See, back in July, Devin and his sister booked a September trip to Las Vegas through. A couple weeks before departing, he got an e-mail from Orbitz saying he’d scored $133 from the site’s Price Assurance guarantee.
But now, two months later, Devin has still not received that money and is beginning to doubt the fabric of reality itself because Orbitz insists that Devin’s flight — the one that took him in the air to Las Vegas — was actually canceled.
He has spent the last two days e-mailing Orbitz, which apparently exists in an alternate plane where Devin never went on the trip to Vegas.
“Although, let’s say it was canceled,” writes Devin, holding on to his belief that he flew to Nevada and did not somehow fold space and time without remembering, “Shouldn’t I have been refunded my ticket purchase price?”
So why would Orbitz insist this mystery flight never existed?
Devin’s best guess is that it has something to do with the fact that he booked his flight on July 25, only five days before Orbitz changed its Price Assurance policy.
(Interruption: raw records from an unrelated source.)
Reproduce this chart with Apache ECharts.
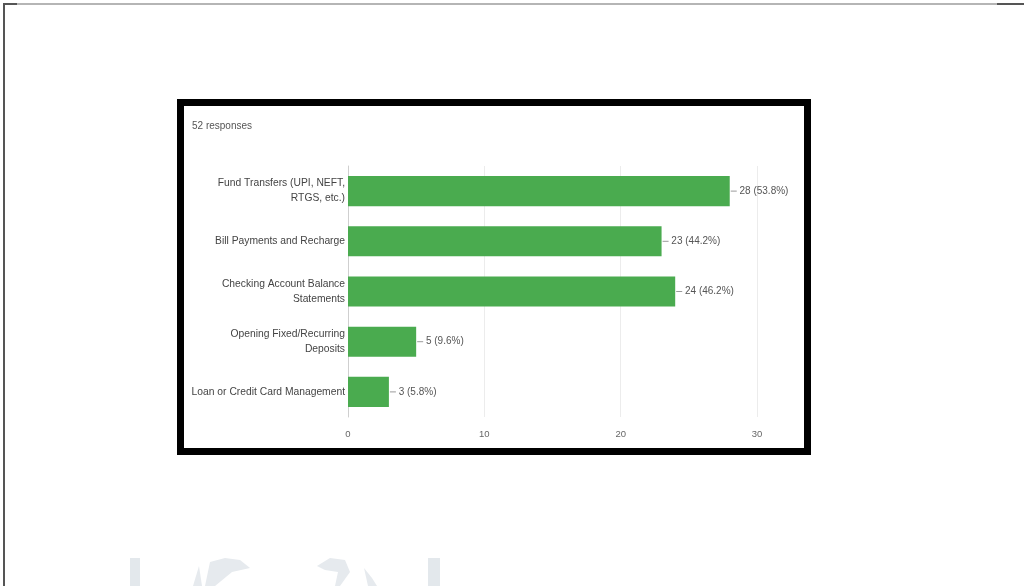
<!DOCTYPE html>
<html>
<head>
<meta charset="utf-8">
<script src="https://cdn.jsdelivr.net/npm/echarts@6/dist/echarts.min.js"></script>
<style>
  html, body { margin: 0; padding: 0; background: #fff; }
  #chart { width: 1024px; height: 586px; }
</style>
</head>
<body>
<div id="chart"></div>
<script>
// Survey: which mobile banking features respondents use
const totalResponses = 52;
const categories = [
  'Fund Transfers (UPI, NEFT,\nRTGS, etc.)',
  'Bill Payments and Recharge',
  'Checking Account Balance\nStatements',
  'Opening Fixed/Recurring\nDeposits',
  'Loan or Credit Card Management'
];
const counts = [28, 23, 24, 5, 3];
const xTicks = [0, 10, 20, 30];

const chart = echarts.init(document.getElementById('chart'));

const option = {
  backgroundColor: '#ffffff',
  animation: false,
  textStyle: { fontFamily: 'Liberation Sans, Arial, sans-serif' },
  grid: { left: 348, right: 267, top: 166, bottom: 169, containLabel: false },
  xAxis: {
    type: 'value',
    min: xTicks[0],
    max: xTicks[xTicks.length - 1],
    interval: 10,
    axisLine: { show: false },
    axisTick: { show: false },
    splitLine: { show: true, lineStyle: { color: '#ececec', width: 1 } },
    axisLabel: { color: '#666', fontSize: 9.5, margin: 12 }
  },
  yAxis: {
    type: 'category',
    inverse: true,
    data: categories,
    axisLine: { show: true, lineStyle: { color: '#cfcfcf', width: 1 } },
    axisTick: { show: false },
    axisLabel: {
      color: '#444',
      fontSize: 10.3,
      lineHeight: 15,
      align: 'right',
      margin: 3
    }
  },
  series: [{
    type: 'bar',
    data: counts,
    barCategoryGap: '40%',
    itemStyle: { color: '#4aab4f' },
    label: {
      show: true,
      position: 'right',
      distance: 1,
      color: '#555',
      fontSize: 10,
      formatter: function (p) {
        const pct = (p.value / totalResponses * 100).toFixed(1);
        return '{tick|}' + ' ' + p.value + ' (' + pct + '%)';
      },
      rich: {
        tick: { width: 6, height: 1, backgroundColor: '#9a9a9a' }
      }
    }
  }],
  graphic: [
    // page edge lines
    { type: 'rect', shape: { x: 3, y: 4, width: 2, height: 582 }, style: { fill: '#555' }, silent: true },
    { type: 'rect', shape: { x: 3, y: 3, width: 1021, height: 2 }, style: { fill: '#b5b5b5' }, silent: true },
    { type: 'rect', shape: { x: 3, y: 3, width: 14, height: 2 }, style: { fill: '#555' }, silent: true },
    { type: 'rect', shape: { x: 997, y: 3, width: 27, height: 2 }, style: { fill: '#555' }, silent: true },
    // thick black frame around the chart
    {
      type: 'rect',
      shape: { x: 180.5, y: 102.5, width: 627, height: 349 },
      style: { fill: 'none', stroke: '#000', lineWidth: 7 },
      silent: true
    },
    {
      type: 'text',
      left: 192, top: 121,
      style: { text: '52 responses', fill: '#555', fontSize: 10, fontFamily: 'Liberation Sans, Arial, sans-serif' },
      silent: true
    },
    // faint watermark strokes at the bottom of the page
    { type: 'rect', shape: { x: 130, y: 558, width: 10, height: 28 }, style: { fill: '#e3e8ec' }, silent: true },
    { type: 'rect', shape: { x: 428, y: 558, width: 12, height: 28 }, style: { fill: '#e3e8ec' }, silent: true },
    { type: 'polygon', shape: { points: [[193, 586], [199, 566], [202, 586]] }, style: { fill: '#e6eaee' }, silent: true },
    { type: 'polygon', shape: { points: [[205, 586], [210, 562], [225, 558], [240, 560], [250, 568], [232, 572], [215, 586]] }, style: { fill: '#e6eaee' }, silent: true },
    { type: 'polygon', shape: { points: [[317, 566], [330, 558], [345, 560], [350, 572], [340, 586], [335, 586], [338, 572], [325, 570]] }, style: { fill: '#e6eaee' }, silent: true },
    { type: 'polygon', shape: { points: [[364, 568], [372, 578], [377, 586], [368, 586]] }, style: { fill: '#e6eaee' }, silent: true }
  ]
};

chart.setOption(option);
</script>
</body>
</html>
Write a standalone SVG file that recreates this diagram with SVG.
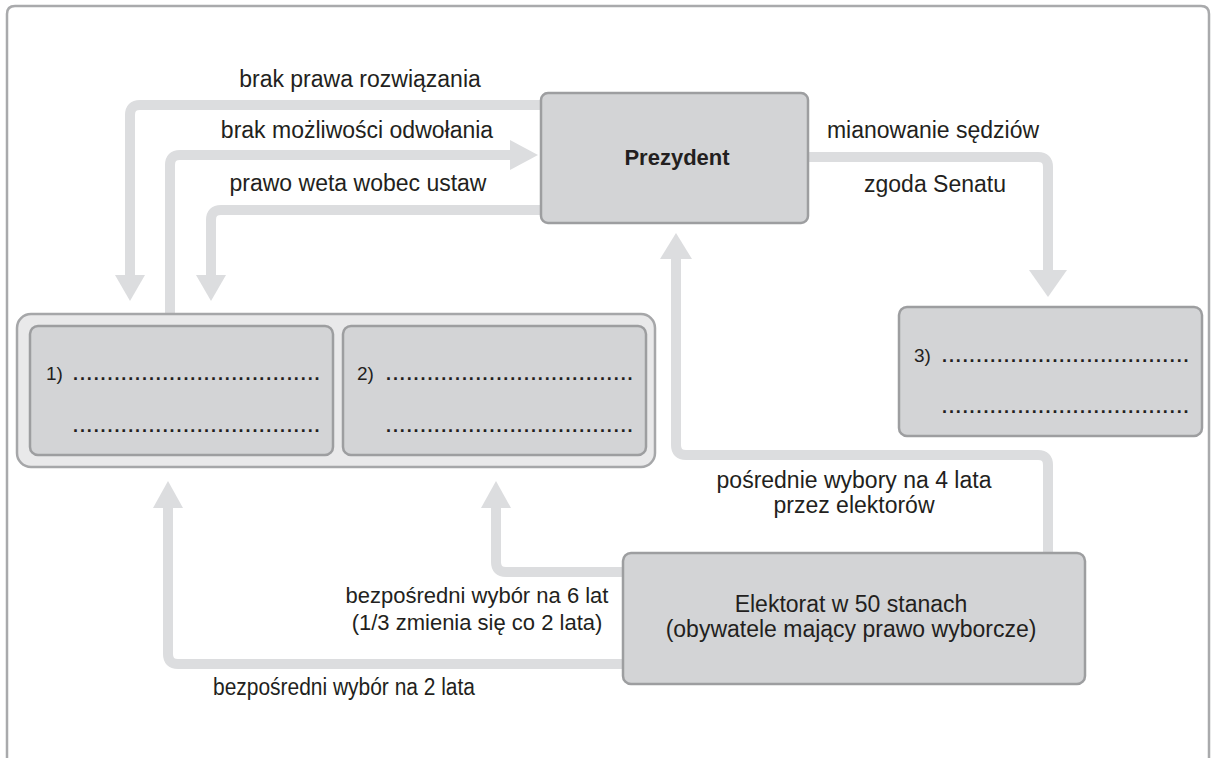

If he’d booked the tickets on July 31 or after, he’d be receiving the money in the form of “Orbucks,” an account credit he’d have to use within a year. But since he booked before that date, Devin is supposed to receive his $133 in the form of a check.
We’ll be checking with Orbitz to see if there is an explanation. We’re not sure if Orbitz would go so far as to attempt to rewrite history in order to not pay Devin his money, but it’s sure doing a good job of keeping him from collecting.
UPDATE: After Devin’s story appeared on Consumerist, Orbitz looked into the matter and confirmed Devin’s reality. The company says a check is being dispatched to him ASAP.
Here is the statement from Orbitz:
“Orbitz has looked into Devin’s issue. He did travel to Las Vegas and was provided incorrect information. Orbitz is making good on our Price Assurance promise. In fact, our records indicate that his Price Assurance refund was processed on November 1. He will receive his refund within 14 days.”